From 2002 to 2003, I had the opportunity to spend a year conducting research abroad at the National Physical Laboratory (NPL), the UK's national standards laboratory. During my stay in the UK, I had many memorable experiences, both professionally and personally. The Optical Radiation Standards group at NPL, where I worked, had two managers: a Science Head, who "leads research activities," and a Management Head, who is "in charge of the management and administration of the research group." Both were excellent researchers, but in terms of research work, the Science Head acted as the accelerator and the Management Head as the brake. In fact, when I stayed late after the official end of the workday (as is common in Japanese workplaces), the Management Head came to me and seriously advised, "If the work assigned to you is beyond your capabilities and you find yourself having to work overtime to finish it, you should consult me. I can negotiate with the Science Head on your behalf." (Of course, from the next day, I made sure to go home without working overtime.) It was a very interesting experience, especially when compared to the research environment in Japan, which can easily become "research-supremacist."

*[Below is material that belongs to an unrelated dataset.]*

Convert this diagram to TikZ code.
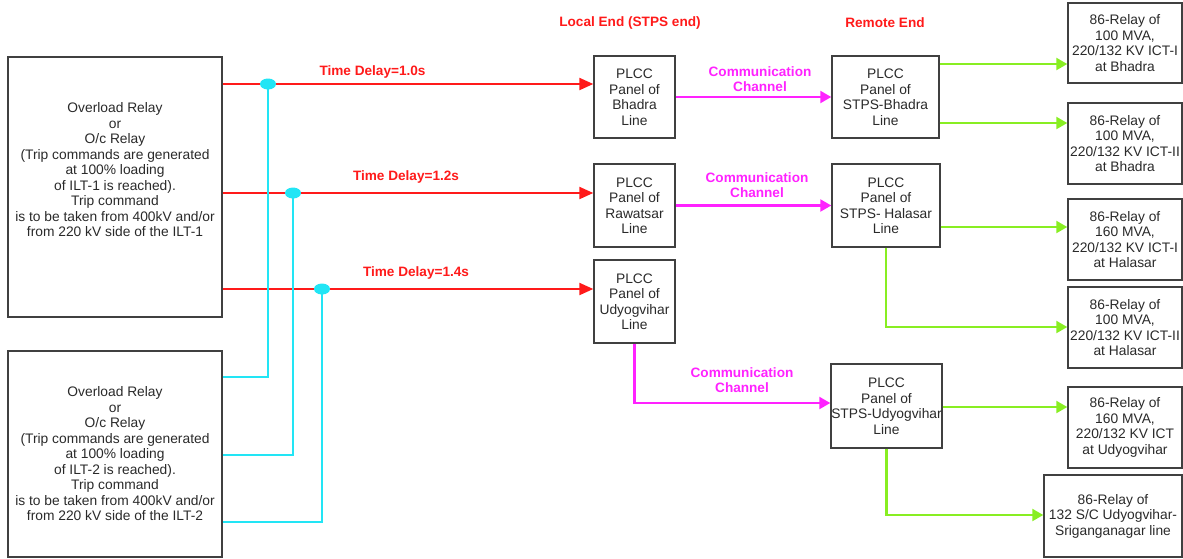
\documentclass[tikz,border=0pt]{standalone}
\usepackage{fontspec}
\setmainfont{Liberation Sans}
\usetikzlibrary{arrows.meta,shapes.geometric}
\definecolor{boxline}{HTML}{404040}
\definecolor{txt}{HTML}{2A2A2A}
\definecolor{cy}{HTML}{22E5F5}
\definecolor{mg}{HTML}{FF22FF}
\definecolor{gr}{HTML}{88EE22}
\definecolor{rd}{HTML}{FF1A1A}
\begin{document}
\begin{tikzpicture}[x=1pt,y=-1pt,
  box/.style={draw=boxline,line width=1.4pt,fill=white,inner sep=0pt,align=center,text=txt,font=\fontsize{13.8}{15.5}\selectfont},
  lbl/.style={inner sep=0pt,align=center,text=txt,font=\fontsize{13.8}{15.5}\selectfont},
  redlbl/.style={text=rd,font=\bfseries\fontsize{13.6}{15}\selectfont,inner sep=0pt},
  maglbl/.style={text=mg,font=\bfseries\fontsize{13.6}{15}\selectfont,inner sep=0pt,align=center},
  redarr/.style={draw=rd,line width=2.2pt,-{Triangle[length=14pt,width=12pt]}},
  magarr/.style={draw=mg,line width=2.2pt,-{Triangle[length=11pt,width=12pt]}},
  grarr/.style={draw=gr,line width=2.2pt,-{Triangle[length=11pt,width=12pt]}},
  cyline/.style={draw=cy,line width=2.2pt},
  jdot/.style={ellipse,fill=cy,draw=none,minimum width=16pt,minimum height=11pt,inner sep=0pt}
]
\useasboundingbox (0,0) rectangle (1183,558);

% left relay boxes
\node[box,minimum width=214pt,minimum height=260pt] (L1) at (115,187) {};
\node[lbl] (L1t) at (115,170) {Overload Relay\\or\\O/c Relay\\(Trip commands are generated\\at 100\% loading\\of ILT-1 is reached).\\Trip command\\is to be taken from 400kV and/or\\from 220 kV side of the ILT-1};
\node[box,minimum width=214pt,minimum height=206pt] (L2) at (115,454) {Overload Relay\\or\\O/c Relay\\(Trip commands are generated\\at 100\% loading\\of ILT-2 is reached).\\Trip command\\is to be taken from 400kV and/or\\from 220 kV side of the ILT-2};

% headers
\node[redlbl] (hl) at (630,23) {Local End (STPS end)};
\node[redlbl] (hr) at (885,23) {Remote End};

% local PLCC panels
\node[box,minimum width=81pt,minimum height=82pt] (P1) at (634.5,97) {PLCC\\Panel of\\Bhadra\\Line};
\node[box,minimum width=81pt,minimum height=83pt] (P2) at (634.5,205.5) {PLCC\\Panel of\\Rawatsar\\Line};
\node[box,minimum width=81pt,minimum height=83pt] (P3) at (634.5,301.5) {PLCC\\Panel of\\Udyogvihar\\Line};

% remote PLCC panels
\node[box,minimum width=107pt,minimum height=82pt] (R1) at (885.5,97) {PLCC\\Panel of\\STPS-Bhadra\\Line};
\node[box,minimum width=108pt,minimum height=83pt] (R2) at (886,205.5) {PLCC\\Panel of\\STPS- Halasar\\Line};
\node[box,minimum width=111pt,minimum height=84pt] (R3) at (886.5,406) {PLCC\\Panel of\\STPS-Udyogvihar\\Line};

% right relay boxes
\node[box,minimum width=114pt,minimum height=80pt] (A) at (1125,43) {86-Relay of\\100 MVA,\\220/132 KV ICT-I\\at Bhadra};
\node[box,minimum width=114pt,minimum height=81pt] (B) at (1125,143.5) {86-Relay of\\100 MVA,\\220/132 KV ICT-II\\at Bhadra};
\node[box,minimum width=114pt,minimum height=81pt] (C) at (1125,239.5) {86-Relay of\\160 MVA,\\220/132 KV ICT-I\\at Halasar};
\node[box,minimum width=114pt,minimum height=81pt] (D) at (1125,327.5) {86-Relay of\\100 MVA,\\220/132 KV ICT-II\\at Halasar};
\node[box,minimum width=114pt,minimum height=81pt] (E) at (1125,427.5) {86-Relay of\\160 MVA,\\220/132 KV ICT\\at Udyogvihar};
\node[box,minimum width=138pt,minimum height=82pt] (F) at (1113,516) {86-Relay of\\132 S/C Udyogvihar-\\Sriganganagar line};

% helper levels
\coordinate (y1) at (0,84);
\coordinate (y2) at (0,193);
\coordinate (y3) at (0,289);
\coordinate (c1) at (0,377);
\coordinate (c2) at (0,455);
\coordinate (c3) at (0,522);
\coordinate (m3) at (0,403);
\coordinate (g1) at (0,64);
\coordinate (g2) at (0,123);
\coordinate (g3) at (0,227);
\coordinate (g4) at (0,327);
\coordinate (g5) at (0,407);
\coordinate (g6) at (0,515);

% red trip lines
\draw[redarr] (L1.east |- y1) -- (P1.west |- y1);
\draw[redarr] (L1.east |- y2) -- (P2.west |- y2);
\draw[redarr] (L1.east |- y3) -- (P3.west |- y3);
\node[redlbl] (t1) at (372.5,72) {Time Delay=1.0s};
\node[redlbl] (t2) at (406,177) {Time Delay=1.2s};
\node[redlbl] (t3) at (416,273) {Time Delay=1.4s};

% cyan joins
\draw[cyline] (268,84) coordinate (j1) |- (L2.east |- c1);
\draw[cyline] (293,193) coordinate (j2) |- (L2.east |- c2);
\draw[cyline] (322,289) coordinate (j3) |- (L2.east |- c3);
\node[jdot] (D1) at (j1) {};
\node[jdot] (D2) at (j2) {};
\node[jdot] (D3) at (j3) {};

% communication channels
\draw[magarr] (P1.east) -- (R1.west);
\draw[magarr] (P2.east) -- (R2.west);
\draw[magarr] (P3.south) |- (R3.west |- m3);
\node[maglbl] (k1) at (760,79.5) {Communication\\Channel};
\node[maglbl] (k2) at (757,185.5) {Communication\\Channel};
\node[maglbl] (k3) at (742,380.5) {Communication\\Channel};

% green trip outputs
\draw[grarr] (R1.east |- g1) -- (A.west |- g1);
\draw[grarr] (R1.east |- g2) -- (B.west |- g2);
\draw[grarr] (R2.east |- g3) -- (C.west |- g3);
\draw[grarr] (R2.south) |- (D.west |- g4);
\draw[grarr] (R3.east |- g5) -- (E.west |- g5);
\draw[grarr] (R3.south) |- (F.west |- g6);
\end{tikzpicture}
\end{document}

As a researcher specializing in metrology standards, I intend to continue working on advancing national standards, with a focus on radiation thermometry. In standards research, the primary approach is the pursuit of "accuracy." However, I also want to actively engage in developing new measurement methods to solve the measurement needs in industry and science where people say, "I want to measure it, but I can't." Furthermore, in the field of metrology standards, international cooperation and collaboration based on the "Metre Convention" are crucial. For several years now, I have been serving as the chairman of a committee of temperature standards researchers from Asia-Pacific countries. I am facing the difficult challenge of how to enhance the presence of Japan and other Asian nations by leveraging the diversity of values and national circumstances in a world of "standards" that has historically been led by Europe.

In my private life, about three years ago, I resolved to start practicing a wind instrument called the oboe. I secretly hope to be able to play together with my daughter (4 years old), who has started learning the piano. Also, as my metabolic syndrome is progressing, I am determined to finally succeed in the great diet plan that I failed at during my university swimming club days.